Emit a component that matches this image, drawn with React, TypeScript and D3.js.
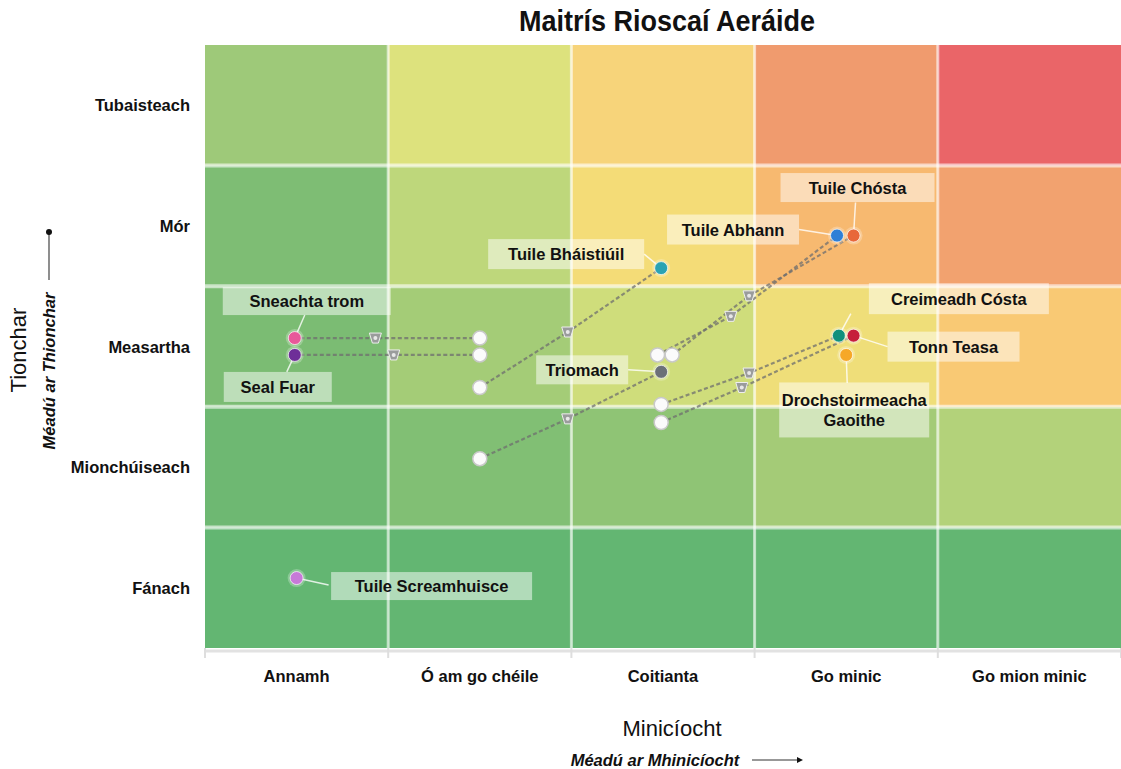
import React from "react";
import * as d3 from "d3";

const W = 1121;
const H = 769;

const frequencyLabels = ["Annamh", "Ó am go chéile", "Coitianta", "Go minic", "Go mion minic"];
const impactLabels = ["Fánach", "Mionchúiseach", "Measartha", "Mór", "Tubaisteach"];

// cell colours, rows from Fánach (bottom) upward, columns left to right
const cellPalette = [
  ["#63b672", "#63b672", "#63b672", "#63b672", "#63b672"],
  ["#6eb872", "#81bf74", "#8fc475", "#a4cb77", "#b3d27a"],
  ["#7bbc73", "#a4cc77", "#cfdd7b", "#efde79", "#f9c974"],
  ["#7ebd74", "#bed77b", "#f4dc77", "#f7b970", "#f2a26f"],
  ["#9ec979", "#dde27d", "#f7d47a", "#f09b6e", "#ea6568"],
];

const riskNames = [
  "Sneachta trom", "Seal Fuar", "Tuile Bháistiúil", "Triomach", "Tuile Abhann",
  "Tuile Chósta", "Creimeadh Cósta", "Tonn Teasa", "Drochstoirmeacha Gaoithe", "Tuile Screamhuisce",
];
// current position (frequency, impact) in category units 0..5
const nowX = [1.5, 1.5, 1.5, 1.5, 2.47, 2.55, 2.49, 2.49, null, null];
const nowY = [2.57, 2.43, 2.16, 1.57, 2.43, 2.43, 2.02, 1.87, null, null];
// mid-term position
const midX = [0.93, 1.03, 1.98, 1.98, 2.87, 2.97, 2.97, 2.93, null, null];
const midY = [2.57, 2.43, 2.62, 1.90, 2.75, 2.92, 2.28, 2.16, null, null];
// future position
const futX = [0.49, 0.49, 2.49, 2.49, 3.45, 3.54, 3.46, 3.54, 3.5, 0.5];
const futY = [2.57, 2.43, 3.15, 2.29, 3.42, 3.42, 2.59, 2.59, 2.43, 0.58];

const riskColors = [
  "#e8589a", "#6e2f98", "#2aa3b3", "#6b7078", "#2f7fd6",
  "#e8683a", "#12907c", "#c61f3b", "#f6a828", "#c77ad8",
];

// label box layout: centre offset from future dot (px), box size, leader end offsets
const labelLayout = [
  { dx: 12, dy: -37, w: 168, h: 28, lx: 10, ly: -23 },
  { dx: -17, dy: 32, w: 108, h: 30, lx: -8, ly: 17 },
  { dx: -95, dy: -14, w: 156, h: 30, lx: -17, ly: -14 },
  { dx: -79, dy: -2, w: 92, h: 29, lx: -33, ly: -2 },
  { dx: -104, dy: -6, w: 132, h: 30, lx: -38, ly: -6 },
  { dx: 4, dy: -48, w: 154, h: 29, lx: 2, ly: -33 },
  { dx: 120, dy: -37, w: 180, h: 31, lx: 12, ly: -22 },
  { dx: 100, dy: 11, w: 132, h: 30, lx: 34, ly: 11 },
  { dx: 8, dy: 55, w: 150, h: 55, lx: 1, ly: 28 },
  { dx: 135, dy: 8, w: 201, h: 28, lx: 32, ly: 7 },
];

const x = d3.scaleLinear().domain([0, 5]).range([205, 1121]);
const y = d3.scaleLinear().domain([0, 5]).range([648, 45]);

const FONT = "'Liberation Sans', Arial, Helvetica, sans-serif";
const FS = 16.5;

export default function App() {
  const line = d3.line<[number, number]>().x((d) => x(d[0])).y((d) => y(d[1]));
  const cells: JSX.Element[] = [];
  cellPalette.forEach((row, r) =>
    row.forEach((c, col) => {
      cells.push(
        <rect key={`c${r}-${col}`} x={x(col)} y={y(r + 1)} width={x(col + 1) - x(col)} height={y(r) - y(r + 1)} fill={c} />
      );
    })
  );

  return (
    <svg width={W} height={H} style={{ position: "absolute", left: 0, top: 0, background: "#fff" }} fontFamily={FONT}>
      <text x={667} y={31} textAnchor="middle" fontSize={29} fontWeight="bold" fill="#111" textLength={296} lengthAdjust="spacingAndGlyphs">Maitrís Rioscaí Aeráide</text>
      <g>{cells}</g>
      {/* grid */}
      {d3.range(1, 5).map((i) => (
        <line key={`gx${i}`} x1={x(i)} x2={x(i)} y1={y(5)} y2={y(0)} stroke="#fff" strokeOpacity={0.6} strokeWidth={3} />
      ))}
      {d3.range(1, 5).map((i) => (
        <line key={`gy${i}`} x1={x(0)} x2={x(5)} y1={y(i)} y2={y(i)} stroke="#fff" strokeOpacity={0.6} strokeWidth={4} />
      ))}
      {/* axis base */}
      <line x1={x(0)} x2={x(5)} y1={651} y2={651} stroke="#e2e2e2" strokeWidth={3} />
      {d3.range(0, 6).map((i) => (
        <line key={`t${i}`} x1={x(i)} x2={x(i)} y1={648} y2={658} stroke="#dedede" strokeWidth={2} />
      ))}
      {/* category labels */}
      {frequencyLabels.map((l, i) => (
        <text key={l} x={x(i + 0.5)} y={682} textAnchor="middle" fontSize={FS} fontWeight="bold" fill="#111">{l}</text>
      ))}
      {impactLabels.map((l, i) => (
        <text key={l} x={190} y={y(i + 0.5) + 6} textAnchor="end" fontSize={FS} fontWeight="bold" fill="#111">{l}</text>
      ))}
      {/* axis titles */}
      <text x={672} y={736} textAnchor="middle" fontSize={22} fill="#111">Minicíocht</text>
      <text x={655} y={766} textAnchor="middle" fontSize={16.5} fontWeight="bold" fontStyle="italic" fill="#111">Méadú ar Mhinicíocht</text>
      <line x1={752} x2={797} y1={760} y2={760} stroke="#333" strokeWidth={1.2} />
      <path d="M797,757 L803,760 L797,763 Z" fill="#111" />
      <text transform="translate(26,350) rotate(-90)" textAnchor="middle" fontSize={22} fill="#111">Tionchar</text>
      <text transform="translate(55,371) rotate(-90)" textAnchor="middle" fontSize={16.5} fontWeight="bold" fontStyle="italic" fill="#111">Méadú ar Thionchar</text>
      <line x1={49} x2={49} y1={234} y2={280} stroke="#444" strokeWidth={1.2} />
      <circle cx={49} cy={232} r={3} fill="#111" />

      {/* trajectories */}
      {riskNames.map((n, i) => {
        if (nowX[i] == null) return null;
        const pts: [number, number][] = [
          [nowX[i] as number, nowY[i] as number],
          [midX[i] as number, midY[i] as number],
          [futX[i], futY[i]],
        ];
        return (
          <path key={`l${i}`} d={line(pts) || ""} fill="none" stroke="#6f6f6f" strokeOpacity={0.75} strokeWidth={2.2} strokeDasharray="4,2.5" />
        );
      })}

      {/* label boxes with leaders */}
      {riskNames.map((n, i) => {
        const L = labelLayout[i];
        const fx = x(futX[i]);
        const fy = y(futY[i]);
        const cx = fx + L.dx;
        const cy = fy + L.dy;
        const parts = n === "Drochstoirmeacha Gaoithe" ? ["Drochstoirmeacha", "Gaoithe"] : [n];
        return (
          <g key={`lab${i}`}>
            <line x1={fx} y1={fy} x2={fx + L.lx} y2={fy + L.ly} stroke="#fff" strokeOpacity={0.8} strokeWidth={1.5} />
            <rect x={cx - L.w / 2} y={cy - L.h / 2} width={L.w} height={L.h} fill="#fff" fillOpacity={0.5} />
            {parts.map((p, k) => (
              <text key={k} x={cx} y={cy + 6 + (k - (parts.length - 1) / 2) * 20} textAnchor="middle" fontSize={FS} fontWeight="bold" fill="#111">{p}</text>
            ))}
          </g>
        );
      })}

      {/* mid markers */}
      {riskNames.map((n, i) => {
        if (midX[i] == null) return null;
        const mx = x(midX[i] as number);
        const my = y(midY[i] as number);
        return (
          <g key={`m${i}`} transform={`translate(${mx},${my})`}>
            <path d="M-6,-5 L6,-5 L3,5 L-3,5 Z" fill="#9a9c9c" stroke="#eee" strokeWidth={1} />
            <circle r={2} fill="#e8e8e8" />
          </g>
        );
      })}

      {/* current markers */}
      {riskNames.map((n, i) => {
        if (nowX[i] == null) return null;
        return (
          <circle key={`n${i}`} cx={x(nowX[i] as number)} cy={y(nowY[i] as number)} r={7} fill="#fbfbfb" stroke="#c9c9c9" strokeWidth={1.5} />
        );
      })}

      {/* future markers */}
      {riskNames.map((n, i) => (
        <g key={`f${i}`}>
          <circle cx={x(futX[i])} cy={y(futY[i])} r={9} fill="#fff" fillOpacity={0.25} />
          <circle cx={x(futX[i])} cy={y(futY[i])} r={6.5} fill={riskColors[i]} stroke="#fff" strokeOpacity={0.7} strokeWidth={1} />
        </g>
      ))}
    </svg>
  );
}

→ WHAT THE EXERCISE ASKS:
Please quote the lines of the material, beginning with the first and ending with the one that contains "2.59, 2.43, 0.58];", exactly as written and without any pictures.

→ ANSWER TO THIS TASK:
Emit a component that matches this image, drawn with React, TypeScript and D3.js.
import React from "react";
import * as d3 from "d3";

const W = 1121;
const H = 769;

const frequencyLabels = ["Annamh", "Ó am go chéile", "Coitianta", "Go minic", "Go mion minic"];
const impactLabels = ["Fánach", "Mionchúiseach", "Measartha", "Mór", "Tubaisteach"];

// cell colours, rows from Fánach (bottom) upward, columns left to right
const cellPalette = [
  ["#63b672", "#63b672", "#63b672", "#63b672", "#63b672"],
  ["#6eb872", "#81bf74", "#8fc475", "#a4cb77", "#b3d27a"],
  ["#7bbc73", "#a4cc77", "#cfdd7b", "#efde79", "#f9c974"],
  ["#7ebd74", "#bed77b", "#f4dc77", "#f7b970", "#f2a26f"],
  ["#9ec979", "#dde27d", "#f7d47a", "#f09b6e", "#ea6568"],
];

const riskNames = [
  "Sneachta trom", "Seal Fuar", "Tuile Bháistiúil", "Triomach", "Tuile Abhann",
  "Tuile Chósta", "Creimeadh Cósta", "Tonn Teasa", "Drochstoirmeacha Gaoithe", "Tuile Screamhuisce",
];
// current position (frequency, impact) in category units 0..5
const nowX = [1.5, 1.5, 1.5, 1.5, 2.47, 2.55, 2.49, 2.49, null, null];
const nowY = [2.57, 2.43, 2.16, 1.57, 2.43, 2.43, 2.02, 1.87, null, null];
// mid-term position
const midX = [0.93, 1.03, 1.98, 1.98, 2.87, 2.97, 2.97, 2.93, null, null];
const midY = [2.57, 2.43, 2.62, 1.90, 2.75, 2.92, 2.28, 2.16, null, null];
// future position
const futX = [0.49, 0.49, 2.49, 2.49, 3.45, 3.54, 3.46, 3.54, 3.5, 0.5];
const futY = [2.57, 2.43, 3.15, 2.29, 3.42, 3.42, 2.59, 2.59, 2.43, 0.58];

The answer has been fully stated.